The Llanrwst-based Migrations contemporary dance and performing arts group, which draws on dancers from all over the world, will set up shop at the Eagles Meadow shopping centre, in Wrexham, to perform their highly acclaimed work ‘Store.’ Over four days, April 25-28, performers will invite customers into their shop, show them a menu of more than 60 acts, invite them select an act and to make a purchase from as little as 50p, and will then perform for them – and passers-by.
Japanese born dancer, Michikazu Matsune, now based in Vienna, and Austrian born David Subal, now based in Paris, will fly into the UK and give performances over the four days, between 10am-4pm with some ‘shop assistants’ to help take orders from customers. It’s part of an events packed month for North Wales’ premier shopping centre which is striving to offer the public much more than just a first-class shopping experience.
“This has been performed in Vienna, Oslo, New York and Philadelphia, so to have Wrexham in the same company is great,” said Iwan Williams, a member of Migrations co-ordinating team.
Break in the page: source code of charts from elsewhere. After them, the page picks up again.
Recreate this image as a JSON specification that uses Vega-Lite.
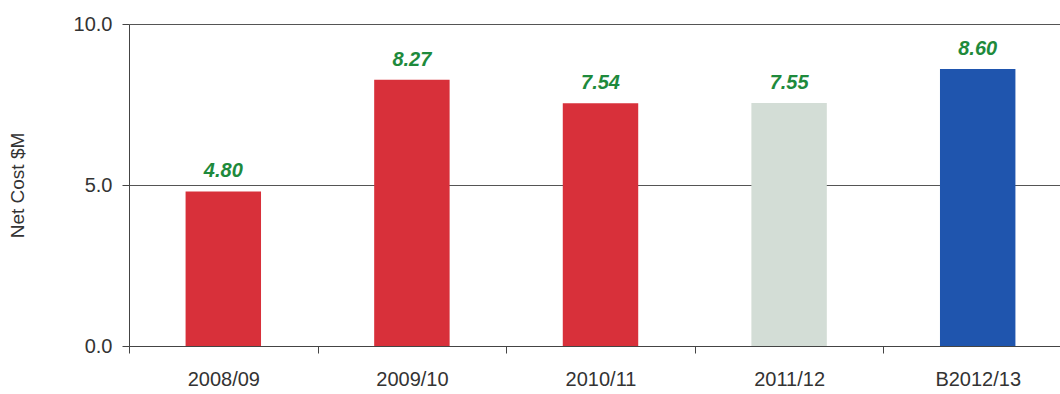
{
  "$schema": "https://vega.github.io/schema/vega-lite/v6.json",
  "width": 943,
  "height": 322,
  "autosize": {"type": "none"},
  "padding": {"left": 129, "top": 24, "right": 0, "bottom": 48},
  "background": "white",
  "config": {"view": {"stroke": null}, "font": "Liberation Sans"},
  "data": {"values": [
    {"year": "2008/09", "cost": 4.80, "kind": "actual"},
    {"year": "2009/10", "cost": 8.27, "kind": "actual2"},
    {"year": "2010/11", "cost": 7.54, "kind": "actual3"},
    {"year": "2011/12", "cost": 7.55, "kind": "forecast"},
    {"year": "B2012/13", "cost": 8.60, "kind": "budget"}
  ]},
  "encoding": {
    "x": {"field": "year", "type": "nominal", "sort": null,
      "scale": {"paddingInner": 0, "paddingOuter": 0},
      "axis": {"title": null, "labelAngle": 0, "labelFontSize": 20, "labelColor": "#333", "labelPadding": 16,
        "tickBand": "extent", "tickSize": 7, "tickColor": "#444", "domain": true, "domainColor": "#444", "grid": false}},
    "y": {"field": "cost", "type": "quantitative",
      "scale": {"domain": [0, 10]},
      "axis": {"values": [0, 5, 10], "format": ".1f", "title": "Net Cost $M", "titleFontSize": 19, "titleFontWeight": "normal", "titleColor": "#333", "titlePadding": 46,
        "labelFontSize": 20, "labelColor": "#333", "labelPadding": 10, "tickSize": 7, "tickColor": "#444",
        "domainColor": "#444", "grid": true, "gridColor": "#555", "gridWidth": 1}}
  },
  "layer": [
    {"mark": {"type": "bar", "stroke": null, "width": {"band": 0.4}},
      "encoding": {"color": {"field": "kind", "type": "nominal", "legend": null,
        "scale": {"domain": ["actual", "actual2", "actual3", "forecast", "budget"], "range": ["#d8303a", "#d8303a", "#d8303a", "#d3ddd6", "#1f55ae"]}}}},
    {"mark": {"type": "text", "baseline": "alphabetic", "dy": -14, "fontSize": 20, "fontWeight": "bold", "fontStyle": "italic", "color": "#1e8a3c"},
      "encoding": {"text": {"field": "cost", "type": "quantitative", "format": ".2f"}}}
  ]
}
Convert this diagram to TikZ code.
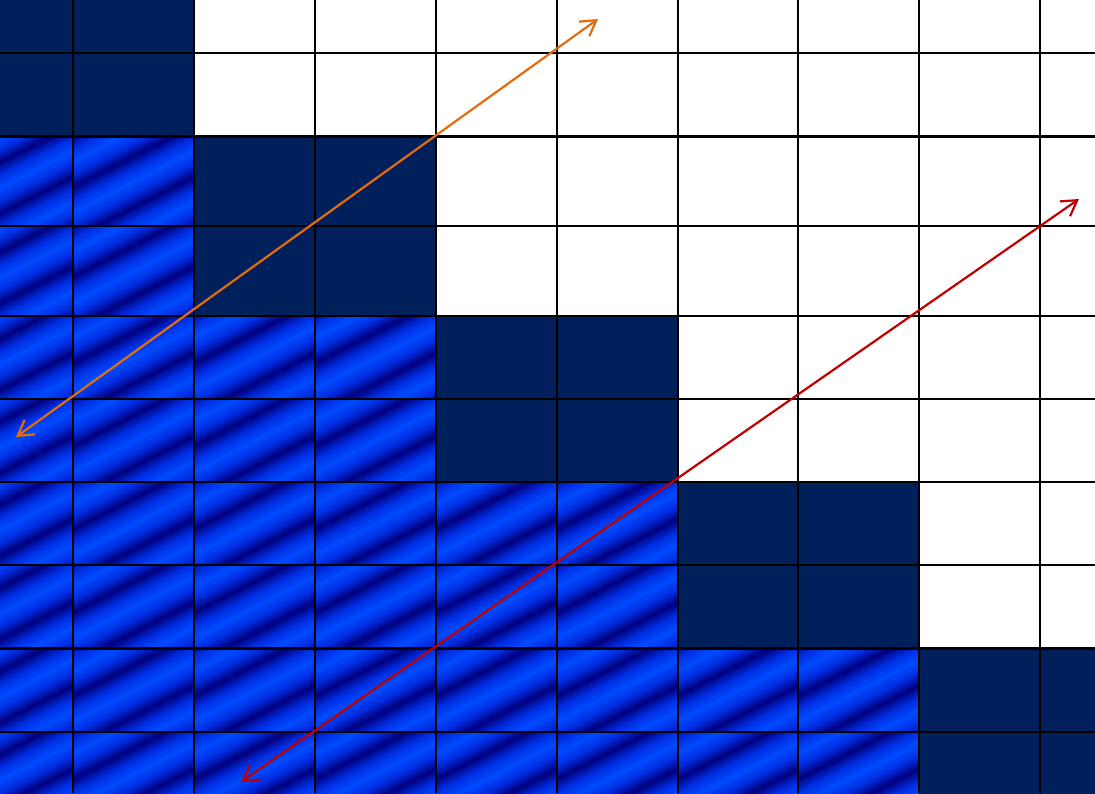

It will show that world-class performances can come to North Wales. Migrations had its roots back in 2004, initiated by Conwy county council which wanted to fill a void and bring high profile contemporary dance and performance to North Wales. Since then it has become an independent not-for-profit voluntary organisation and run as a community interest company, with Karine Decorne (corr) as its director based in Llanrwst and bringing in artistes from all over the world when needed. Store was performed last year at Bangor. People selected acts from the menu and paid between 50p and up to £20 for a performance. Some people stayed there all day watching performances which were often hilarious and very addictive – they wanted to stay and see what came next.”
The “stage” will be a shop unit in Eagles Meadow, but shoppers can watch through the window for nothing, and sometimes the performance spills outside. “At 50p it has to be the cheapest piece of original international art you will ever buy,” said Iwan.
Meanwhile one of the biggest music festivals to hit North Wales will bring the sound of live bands to Eagles Meadow on April 19, 20 and 21. Focus Wales 2012 Music Festival and Conference was successfully launched last year in Wrexham, but this year it promises twice as much music, with a staggering 81 bands already confirmed to perform live music over the three days. Eagles Meadow is providing a shop unit for Music Wales to base itself and which will operate as a ticket sales shop for all the gigs and the music conferences.
Promoter Neal Thompson said: “Thanks to Eagles Meadow we will have a shop with a small exhibition and display of a wall hanging which children from Barnardos are preparing, there will be a music stall with CDs on sale along with tickets for all the events. And weather permitting some of the bands will be giving performances outside for the shoppers. “Wales Arts Council is behind us this year which has allowed us to expand considerably.”
For the gigs, the acts will be performing at Central Station, South Central, St Giles Church, Wrexham Museum, Glyndwr University, Grove Park Theatre, Royal Oak and Saith Seren pubs.
The conferences on Thursday and Friday are at Glyndwr University and Grove Park Theatre. These provide a series of educational and informative music industry seminars and an opportunity for music makers and anyone interested in the music industry to gain practical career related advice from music industry experts, from the various sectors of the music industry.